RBT Salary in Nevada (2026)
From live job-posting data + Medicaid rate records. Updated July 2026.
What Registered Behavior Technicians actually earn in Nevada right now — from postings that disclose a number — plus who is hiring, the state’s technician credential rules, and the reimbursement math behind the wage.
Posting-Disclosed Pay
| Role | Median hourly | Median (annualized) | Range | Based on |
|---|---|---|---|---|
| RBT | $27.00/hr | $56,160 | $45,760 – $62,400 | 6 Nevada postings that disclose pay |
Pay data comes from public job postings that state a number. Hourly rates are annualized at 2,080 hours. Small samples are supplemented with national data.
Who Is Hiring RBTs in Nevada
Most active employers (RBT roles): Positive Behavior Supports Corp., Patterns Behavioral Services, Inc., Boys Town, Proud Moments ABA, Danville Services.
Busiest hiring cities: Las Vegas, Reno, Henderson, North Las Vegas, West Wendover.
Becoming a Billable Technician in Nevada
In Nevada, the RBT credential is not optional. Nevada Medicaid’s Provider Type 85 (Applied Behavior Analysis) has no enrollment path for a technician who isn’t certified. The technician-level enrollment slot is called specialty 314, “Registered Behavior Technician,” and you cannot bill under it without holding a current BACB RBT certification.
On top of the BACB certification, Nevada makes you register with the state board. Since January 1, 2019, RBTs must register with the Nevada Board of Applied Behavior Analysis before they can practice or bill here. The good news is the board cannot pile on extra coursework or training beyond what the BACB already requires. So the path is simple: pass your RBT exam, register with the board, and you’re clear to work. There’s no separate Nevada-only training tier to worry about.
Once you’re registered, the codes you’ll actually deliver services under, mainly 97153 and 97154, require you to work under the direction of your supervising BCBA or LBA. Claims and prior-authorization paperwork for RBT-delivered services have to include modifier UD, so your supervisor’s billing team will lean on you to log your registration number correctly.
What That Means for Your Paycheck
Because Nevada Medicaid won’t pay for unregistered technician time, every dollar an agency bills for your work depends on you holding an active RBT registration. That gives the credential real weight when you’re negotiating pay or comparing job offers.
Where you land still depends on who’s paying.
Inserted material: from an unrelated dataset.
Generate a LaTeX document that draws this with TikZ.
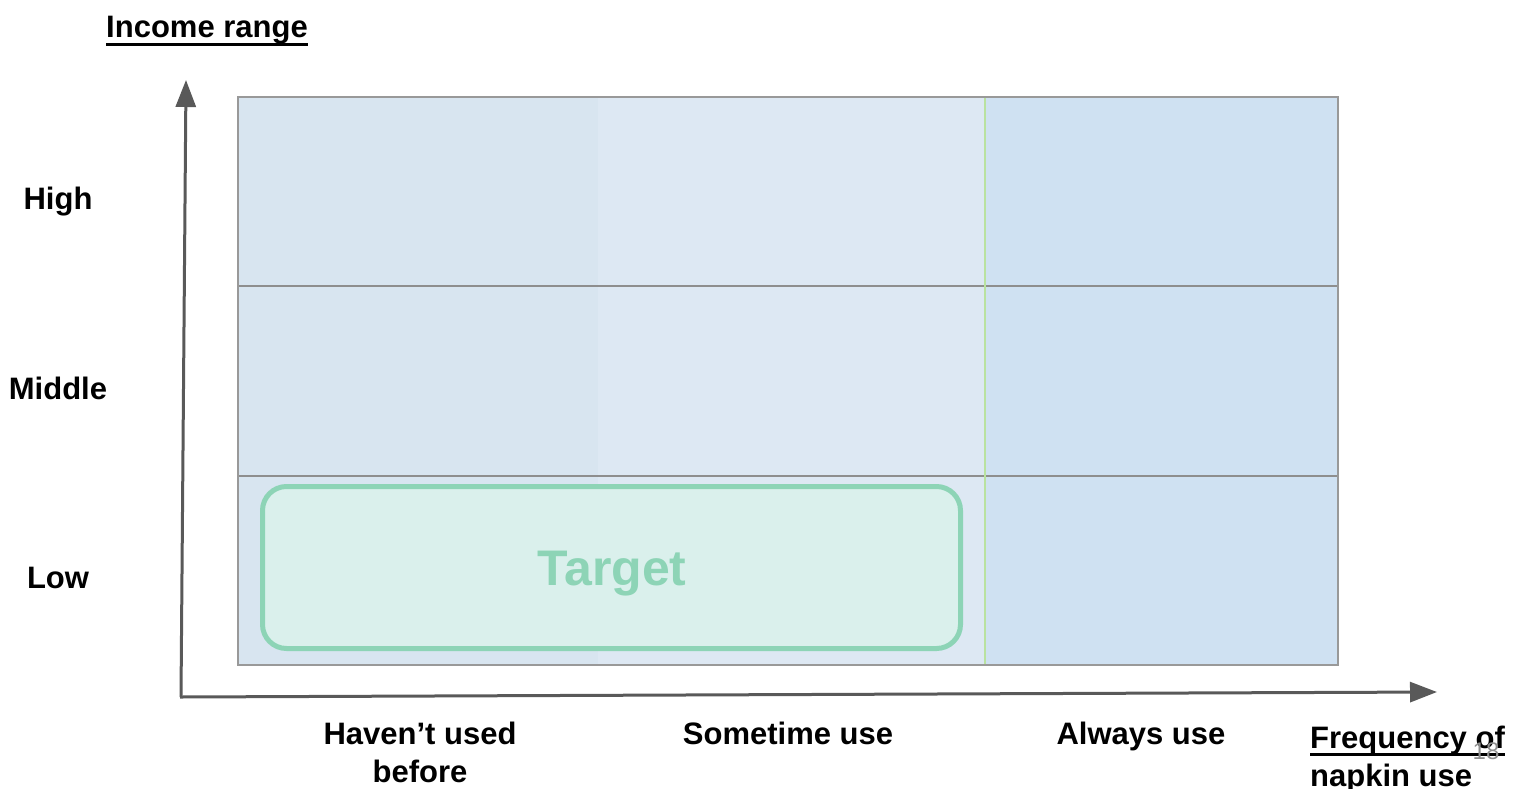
\documentclass[tikz,border=0pt]{standalone}
\usepackage{fontspec}
\setmainfont{Liberation Sans}
\usetikzlibrary{arrows.meta}
\definecolor{axisgray}{HTML}{595959}
\definecolor{gridgray}{HTML}{8E8E8E}
\definecolor{colA}{HTML}{D8E5F0}
\definecolor{colB}{HTML}{DDE8F3}
\definecolor{colC}{HTML}{CFE1F2}
\definecolor{sepgreen}{HTML}{B9E2A0}
\definecolor{tgtline}{HTML}{8DD4B6}
\definecolor{tgtfill}{HTML}{DAF0EC}
\definecolor{pagegray}{HTML}{8E8E8E}
\definecolor{bordergray}{HTML}{999999}
\newcommand\thickul[1]{\setbox0\hbox{#1}\rlap{\vrule height -5pt depth 8pt width \wd0}\box0}
\begin{document}
\begin{tikzpicture}[x=1pt,y=-1pt,
  lbl/.style={font=\fontsize{31}{38}\selectfont\bfseries, inner sep=0pt, align=center, anchor=base},
  axisline/.style={draw=axisgray, line width=3pt, -{Triangle[length=27pt,width=20pt]}},
  gridline/.style={draw=gridgray, line width=2pt}]
\useasboundingbox (0,0) rectangle (1518,788);
% cells
\fill[colA] (238,97) rectangle (598,665);
\fill[colB] (598,97) rectangle (985,665);
\fill[colC] (985,97) rectangle (1338,665);
\draw[gridline] (238,286) -- (1338,286);
\draw[gridline] (238,476) -- (1338,476);
\draw[sepgreen, line width=2pt] (985,97) -- (985,665);
\draw[draw=bordergray, line width=2.5pt] (238,97) rectangle (1338,665);
% target
\node[draw=tgtline, fill=tgtfill, line width=5pt, rounded corners=24pt,
  minimum width=698pt, minimum height=162pt, inner sep=0pt] (target) at (611.5,567.5) {};
\node[text=tgtline, font=\fontsize{50}{58}\selectfont\bfseries, inner sep=0pt, anchor=base] (tgttext) at (612,585) {Target};
% axes
\coordinate (origin) at (181,697);
\coordinate (ytip) at (186,80);
\coordinate (xtip) at (1437,692);
\draw[axisline] (origin) -- (ytip);
\draw[axisline] (180,697) -- (xtip);
% labels
\node[lbl] (income) at (207,37.5) {\thickul{Income range}};
\node[lbl] (high) at (58,209.5) {High};
\node[lbl] (middle) at (58,399.5) {Middle};
\node[lbl] (low) at (58,588.5) {Low};
\node[lbl] (haven) at (420,782) {Haven’t used\\before};
\node[lbl] (sometime) at (788,744) {Sometime use};
\node[lbl] (always) at (1141,744) {Always use};
\node[lbl, align=left, anchor=base west] (freq) at (1310,786) {\thickul{Frequency of}\\\thickul{napkin use}};
\node[text=pagegray, font=\fontsize{24}{28}\selectfont, inner sep=0pt, anchor=base] (page) at (1486,759) {18};
\end{tikzpicture}
\end{document}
A 2021 Nevada Legislative Auditor review found Medicaid and the state’s autism treatment assistance program paid RBTs about half of what private insurers paid per unit of service, $31.28 versus $62.01. If you’re weighing two offers, ask which payer mix funds most of the caseload; a Medicaid-heavy roster and a privately-insured-heavy roster can pay very differently for the same RBT work.
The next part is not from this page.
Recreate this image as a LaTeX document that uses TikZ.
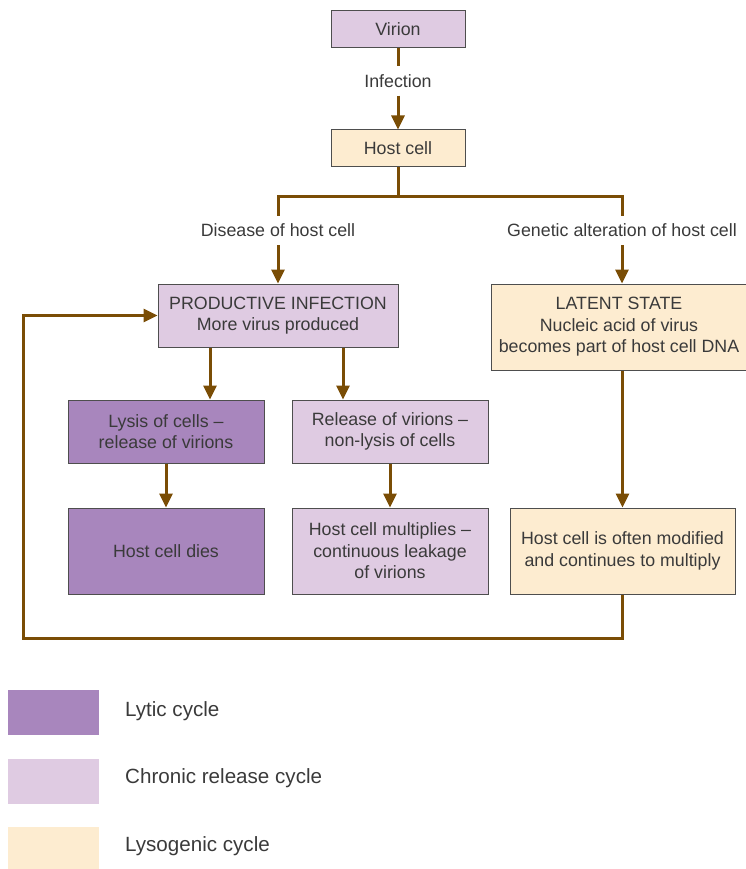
\documentclass[tikz,border=0pt]{standalone}
\usepackage{fontspec}
\setmainfont{Liberation Sans}
\usetikzlibrary{arrows.meta}
\definecolor{lytic}{HTML}{A886BD}
\definecolor{chronic}{HTML}{DFCBE2}
\definecolor{lyso}{HTML}{FDECD0}
\definecolor{brn}{HTML}{7A4D05}
\definecolor{txt}{HTML}{3A3A3A}
\tikzset{
  box/.style={draw=txt!90, line width=1pt, text=txt, align=center, inner sep=0pt, font=\fontsize{17.8}{21.5}\selectfont},
  lbl/.style={text=txt, inner sep=0pt, minimum height=29pt, font=\fontsize{17.8}{21.5}\selectfont},
  conn/.style={draw=brn, line width=3pt},
  arr/.style={conn, -{Triangle[width=13pt,length=14pt]}},
  legbox/.style={fill=#1, minimum width=91pt, minimum height=45pt, inner sep=0pt},
  legtxt/.style={text=txt, anchor=west, inner sep=0pt, font=\fontsize{20.6}{24}\selectfont}
}
\begin{document}
\begin{tikzpicture}[x=1pt,y=-1pt]
\useasboundingbox (0,0) rectangle (745,869);
% boxes
\node[box, fill=chronic, minimum width=134pt, minimum height=37pt] (virion) at (398,29.5) {Virion};
\node[box, fill=lyso, minimum width=134pt, minimum height=37pt] (host) at (398,148.5) {Host cell};
\node[box, fill=chronic, minimum width=240pt, minimum height=63pt] (prod) at (278,315.5) {PRODUCTIVE INFECTION\\More virus produced};
\node[box, fill=lyso, minimum width=255pt, minimum height=86pt] (latent) at (619,327) {LATENT STATE\\Nucleic acid of virus\\becomes part of host cell DNA};
\node[box, fill=lytic, minimum width=196pt, minimum height=63pt] (lysis) at (166,431.5) {Lysis of cells --\\release of virions};
\node[box, fill=chronic, minimum width=196pt, minimum height=63pt] (release) at (390,431.5) {Release of virions --\\non-lysis of cells};
\node[box, fill=lytic, minimum width=196pt, minimum height=86pt] (dies) at (166,551) {Host cell dies};
\node[box, fill=chronic, minimum width=196pt, minimum height=86pt] (mult) at (390,551) {Host cell multiplies --\\continuous leakage\\of virions};
\node[box, fill=lyso, minimum width=225pt, minimum height=86pt] (modif) at (622.5,551) {Host cell is often modified\\and continues to multiply};
% labels
\node[lbl] (inf) at (398,81) {Infection};
\node[lbl] (dis) at (278,230.5) {Disease of host cell};
\node[lbl] (gen) at (622,230.5) {Genetic alteration of host cell};
\coordinate (split) at (398,196);
\coordinate (fb) at (23,638);
\coordinate (xl) at (210,0);
\coordinate (xr) at (343,0);
% connectors
\draw[conn] (virion.south) -- (inf.north);
\draw[arr] (inf.south) -- (host.north);
\draw[conn] (host.south) -- (split);
\draw[conn] (split) -| (dis.north);
\draw[conn] (split) -| (gen.north);
\draw[arr] (dis.south) -- (prod.north);
\draw[arr] (gen.south) -- (gen.south |- latent.north);
\draw[arr] (prod.south -| xl) -- (lysis.north -| xl);
\draw[arr] (prod.south -| xr) -- (release.north -| xr);
\draw[arr] (lysis.south) -- (dies.north);
\draw[arr] (release.south -| mult.north) -- (mult.north);
\draw[arr] (latent.south -| modif.north) -- (modif.north);
\draw[arr] (modif.south) |- (fb) |- (prod.west);
% legend
\node[legbox=lytic] (l1) at (53.5,712.5) {};
\node[legbox=chronic] (l2) at (53.5,781.5) {};
\node[legbox=lyso] (l3) at (53.5,849.5) {};
\node[legtxt] (t1) at (125,711) {Lytic cycle};
\node[legtxt] (t2) at (125,778) {Chronic release cycle};
\node[legtxt] (t3) at (125,846) {Lysogenic cycle};
\end{tikzpicture}
\end{document}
Supervision rules also shape your day. Nevada caps BCBA/LBA supervision time at 20% of total authorized treatment hours, so agencies can’t stretch one supervisor across an unlimited number of technicians without running into that ceiling. That cap is one reason demand for registered technicians in Nevada tends to stay steady even when a practice’s caseload grows.
Common Questions
How much does an RBT make in Nevada?
Job postings in Nevada that disclose pay show a median around $27.00 per hour (about $56,160 a year full-time).
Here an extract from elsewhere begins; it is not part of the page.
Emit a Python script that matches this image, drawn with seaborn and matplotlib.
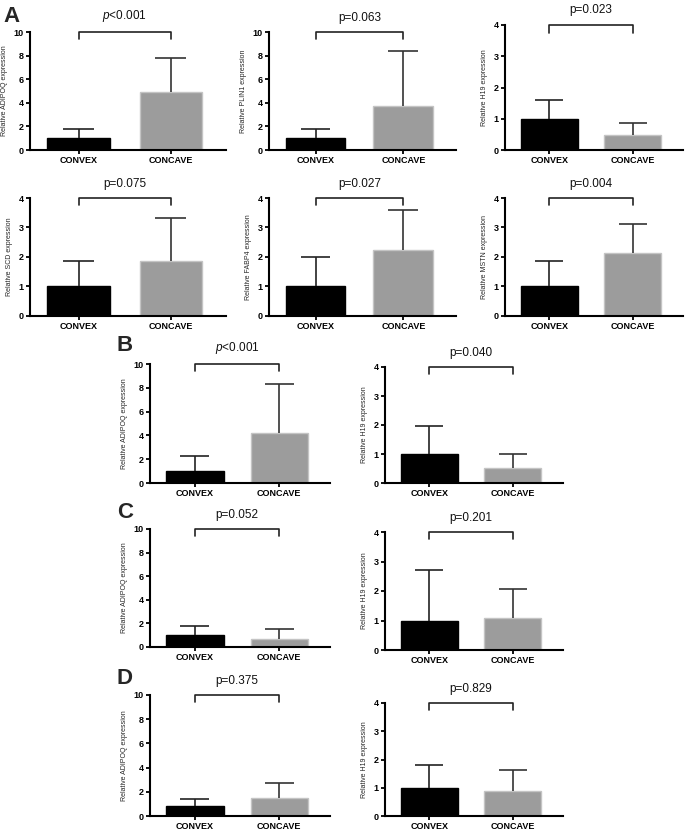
import matplotlib
matplotlib.use('Agg')
import matplotlib.pyplot as plt
import seaborn as sns
import pandas as pd

# ------------------------
# Data
# ------------------------

groups = ['CONVEX', 'CONCAVE']
genes = ['ADIPOQ', 'PLIN1', 'H19', 'SCD', 'FABP4', 'MSTN',
         'ADIPOQ', 'H19', 'ADIPOQ', 'H19', 'ADIPOQ', 'H19']
convex_mean = [1.0, 1.0, 1.0, 1.0, 1.0, 1.0, 1.0, 1.0, 1.0, 1.0, 0.82, 1.0]
convex_sd = [0.8, 0.8, 0.6, 0.87, 1.0, 0.88, 1.3, 0.95, 0.8, 1.7, 0.58, 0.8]
concave_mean = [4.9, 3.7, 0.48, 1.88, 2.23, 2.13, 4.2, 0.53, 0.7, 1.08, 1.45, 0.88]
concave_sd = [2.9, 4.7, 0.4, 1.45, 1.37, 0.99, 4.1, 0.47, 0.8, 1.0, 1.25, 0.75]
p_labels = ['$p$<0.001', 'p=0.063', 'p=0.023', 'p=0.075', 'p=0.027', 'p=0.004',
            '$p$<0.001', 'p=0.040', 'p=0.052', 'p=0.201', 'p=0.375', 'p=0.829']
y_top = [10, 10, 4, 4, 4, 4, 10, 4, 10, 4, 10, 4]
y_step = [2, 2, 1, 1, 1, 1, 2, 1, 2, 1, 2, 1]
panel_letters = ['A', 'B', 'C', 'D']

# axes boxes in pixels: x0, y0 (top), x1, y1 (bottom)
W, H = 685, 831
boxes = [(30, 32, 226, 150), (269, 32, 456, 150), (505, 25, 683, 150),
         (30, 198, 226, 316), (269, 198, 456, 316), (505, 198, 683, 316),
         (150, 364, 330, 483), (385, 367, 563, 483),
         (150, 529, 330, 647), (385, 532, 563, 650),
         (150, 695, 330, 816), (385, 703, 563, 816)]
letter_pos = [(3, 22), (117, 351), (117, 518), (117, 684)]

# ------------------------
# Style
# ------------------------

sns.set_style('ticks')
plt.rcParams['font.family'] = ['Liberation Sans', 'DejaVu Sans']
plt.rcParams['mathtext.fontset'] = 'custom'
plt.rcParams['mathtext.it'] = 'Liberation Sans:italic'
plt.rcParams['mathtext.rm'] = 'Liberation Sans'

bar_colors = ['#000000', '#9c9c9c']
edge_colors = ['#000000', '#c4c4c4']
err_colors = ['#222222', '#333333']


def draw_panel(ax, i):
    df = pd.DataFrame({'group': groups,
                       'value': [convex_mean[i], concave_mean[i]]})
    sns.barplot(data=df, x='group', y='value', hue='group', palette=bar_colors,
                order=groups, width=0.68, errorbar=None, legend=False, ax=ax)
    for k, patch in enumerate(ax.patches):
        patch.set_edgecolor(edge_colors[k])
        patch.set_linewidth(1.0)

    means = [convex_mean[i], concave_mean[i]]
    sds = [convex_sd[i], concave_sd[i]]
    for k in range(2):
        ax.vlines(k, means[k], means[k] + sds[k], color=err_colors[k], lw=1.2, zorder=3)
        ax.hlines(means[k] + sds[k], k - 0.17, k + 0.17, color=err_colors[k], lw=1.2, zorder=3)

    top = y_top[i]
    ax.set_ylim(0, top)
    ax.set_xlim(-0.53, 1.6)
    ax.set_yticks(range(0, top + 1, y_step[i]))
    ax.set_yticklabels([str(t) for t in range(0, top + 1, y_step[i])],
                       fontsize=6.5, fontweight='bold')
    ax.set_xticks([0, 1])
    ax.set_xticklabels(groups, fontsize=6.5, fontweight='bold')
    ax.tick_params(axis='both', length=3, width=1.3, pad=1.5, colors='black')
    ax.set_xlabel('')
    ax.set_ylabel(f'Relative {genes[i]} expression', fontsize=5, labelpad=4)
    for s in ['left', 'bottom']:
        ax.spines[s].set_linewidth(1.5)
        ax.spines[s].set_color('black')
    sns.despine(ax=ax)

    # significance bracket
    low = top * 0.94
    ax.plot([0, 0, 1, 1], [low, top, top, low], color='#222222', lw=1.2,
            clip_on=False, zorder=4)
    ax.text(0.5, top * 1.07, p_labels[i], ha='center', va='bottom',
            fontsize=8.5, color='#111111', clip_on=False)


fig = plt.figure(figsize=(W / 100, H / 100), dpi=100)
for i, (x0, y0, x1, y1) in enumerate(boxes):
    ax = fig.add_axes([x0 / W, 1 - y1 / H, (x1 - x0) / W, (y1 - y0) / H])
    draw_panel(ax, i)

for letter, (lx, ly) in zip(panel_letters, letter_pos):
    fig.text(lx / W, 1 - ly / H, letter, fontsize=16, fontweight='bold',
             ha='left', va='baseline')

fig.savefig('out.png', dpi=100)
Do I need the RBT certification to work as a behavior technician in Nevada?
Yes — Nevada Medicaid requires the RBT credential for technicians delivering billable ABA. Details below.
Who is hiring RBTs in Nevada?
The most active employers in recent postings are Positive Behavior Supports Corp., Patterns Behavioral Services, Inc., Boys Town, Proud Moments ABA, Danville Services. The busiest hiring markets are Las Vegas, Reno, Henderson, North Las Vegas, West Wendover.
What is the career path from RBT?
RBT → BCaBA (bachelor’s-level, optional) → BCBA (master’s-level). Supervised fieldwork hours accumulated as an RBT count toward BCBA certification, which is why supervision quality matters as much as the wage when you compare offers.